ビジネスマナーと言えども絶対的不動ではなく、長い時間をかけてやがて変わろうとするものかもしれません。
もしも、先方が、「お茶をどうぞ」と言わなければ飲んではいけないことになりますが、そうだとすれば、手際よく「お茶をどうぞ」とすすめるのもビジネスマナーの一つでしょう。お茶を出したまま、全く気にせず商談に熱中する先方の態度にも問題はありそうです。
客を見送るときエレベーターが閉まるまでおじぎをする
客を見送るときエレベーターが閉まるまでおじぎをする。そのようなマナーが堅苦しいと思っている人たちも多くいます。だいたいビジネスマナーというものは全部堅苦しいものですが、その最たるものがエレベーターのおじぎです。自分がしてもらわないでいいと思っているので、されてしまうと恐縮に感じてしまい、はやく閉まってくれないかと焦ってしまいます。堅苦しさよりもわざとらしさを感じる人たちもいます。

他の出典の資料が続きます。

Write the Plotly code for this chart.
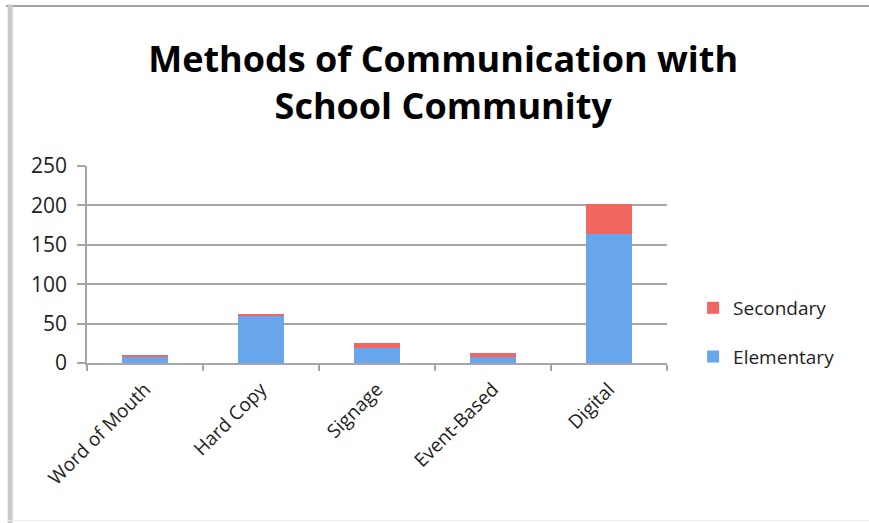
import plotly.graph_objects as go

categories = ["Word of Mouth", "Hard Copy", "Signage", "Event-Based", "Digital"]
elementary = [7, 60, 19, 7, 164]
secondary = [3, 2, 6, 6, 38]
y_ticks = [0, 50, 100, 150, 200, 250]

FONT = "Open Sans, Lato, sans-serif"
TXT = "#1e1e1e"

fig = go.Figure()
fig.add_trace(go.Bar(x=categories, y=elementary, name="Elementary", legendgroup="e",
                     legendrank=2, marker=dict(color="#67a5ec", line=dict(width=0))))
fig.add_trace(go.Bar(x=categories, y=secondary, name="Secondary", legendgroup="s",
                     legendrank=1, marker=dict(color="#f26661", line=dict(width=0))))

fig.update_layout(
    barmode="stack",
    bargap=0.6,
    width=869, height=523,
    margin=dict(l=87, r=202, t=166, b=160),
    paper_bgcolor="white", plot_bgcolor="white",
    font=dict(family=FONT, color=TXT),
    title=dict(text="<b>Methods of Communication with<br>School Community</b>",
               x=0.51, xanchor="center", xref="container",
               y=1 - 72 / 523, yanchor="middle", yref="container",
               font=dict(size=36, color="#000000", family=FONT)),
    legend=dict(traceorder="grouped", x=1.045, y=0.155, xanchor="left",
                yanchor="middle", font=dict(size=19, color=TXT), itemwidth=30,
                tracegroupgap=21, bgcolor="rgba(0,0,0,0)"),
    showlegend=True,
    shapes=[
        dict(type="line", xref="paper", yref="paper", x0=-0.14, x1=1.36,
             y0=1.812, y1=1.812, line=dict(color="#a3a3a3", width=2)),
        dict(type="line", xref="paper", yref="paper", x0=-0.1325, x1=-0.1325,
             y0=1.82, y1=-0.85, line=dict(color="#cacaca", width=5)),
        dict(type="line", xref="paper", yref="paper", x0=-0.14, x1=1.36,
             y0=-0.8, y1=-0.8, line=dict(color="#ececec", width=1)),
    ],
)
fig.update_xaxes(showline=True, linecolor="#a6a6a6", linewidth=1.5,
                 ticks="outside", tickson="boundaries", ticklen=6, tickcolor="#a6a6a6",
                 tickwidth=1.5, tickangle=-45, tickfont=dict(size=19, color=TXT),
                 ticklabelstandoff=6, showgrid=False)
fig.update_yaxes(range=[0, 250], tickvals=y_ticks, showline=True, linecolor="#a6a6a6",
                 linewidth=1.5, gridcolor="#a6a6a6", gridwidth=1.5,
                 ticks="outside", ticklen=8, tickcolor="#a6a6a6", tickwidth=1.5,
                 tickfont=dict(size=21, color=TXT), ticklabelstandoff=6, zeroline=False)

fig.write_html("out.html", config={"displayModeBar": False},
               post_script="document.body.style.margin='0';")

マナーというものの、明らかに時間の無駄であり、もっと時間がゆるやかなに流れていた時代の良くない産物なのかもしれません。
勤怠などの連絡は必ず電話で行う
次によけいだと考えているビジネスマナーに勤怠などの連絡は必ず「電話」で行うというのがあります。若い人たちは、メールやLINEを使用して連絡をしたいと思っています。メールやLINEは複数の人たちに同時に伝えることが出来るので合理的発想です。
しかし、メールやLINEは、すぐに相手が見られる訳ではありません。そのとき、了解しないケースもあり、連絡事項もあるかもしれません。電話のやりとりの方がストレートで確実と言えば確実です。被害を最小限に留めるために未だ、ビジネスマナーとして電話は重視されています。
「報・連・相」が面倒くさい
会社の多くは、「報・連・相」を重視していますが、若い人たちは必要のないことまでなんで報告する意味があるのか疑問に思っています。それ以上に、上司も心の中でそんなつまらないことまでいちいち電話をしてくるなと思っていたりします。
なんでも報告するのではなく、自分でよく考えて、どうしてこうなったのか、今どのような状況なのか考えて結果報告をする方が、新人も成長して行くのではと考えることも出来ます。
今はまだ携帯電話があるからいいですが、昔は携帯もなく、公衆電話の上に書類をいろいろと置き、小銭や、テレホンカードを用意する作業を繰り返していました。それは、まさに作業の効率を悪くする手段と取られても仕方はありません。
しかし、それでも、未だ「報・連・相」が必要だと言われている理由は、「報・連・相」をなくすことで、報告しなければならないことも、いい加減に対処してしまう社員が続出してしまうからです。無駄に見えるものでもしっかりルールが人を縛って管理するという意味では大事です。
若い人たちは、ビジネスマナーひとつずつに不満を持っています。しかしそれが若い人たちの言い分通りに全部取っ払われてしまえばどういうことになってしまうのでしょうか。人間は、「野性から管理(縛る)され理性的人間になる」ということも考える必要があるのではないでしょうか。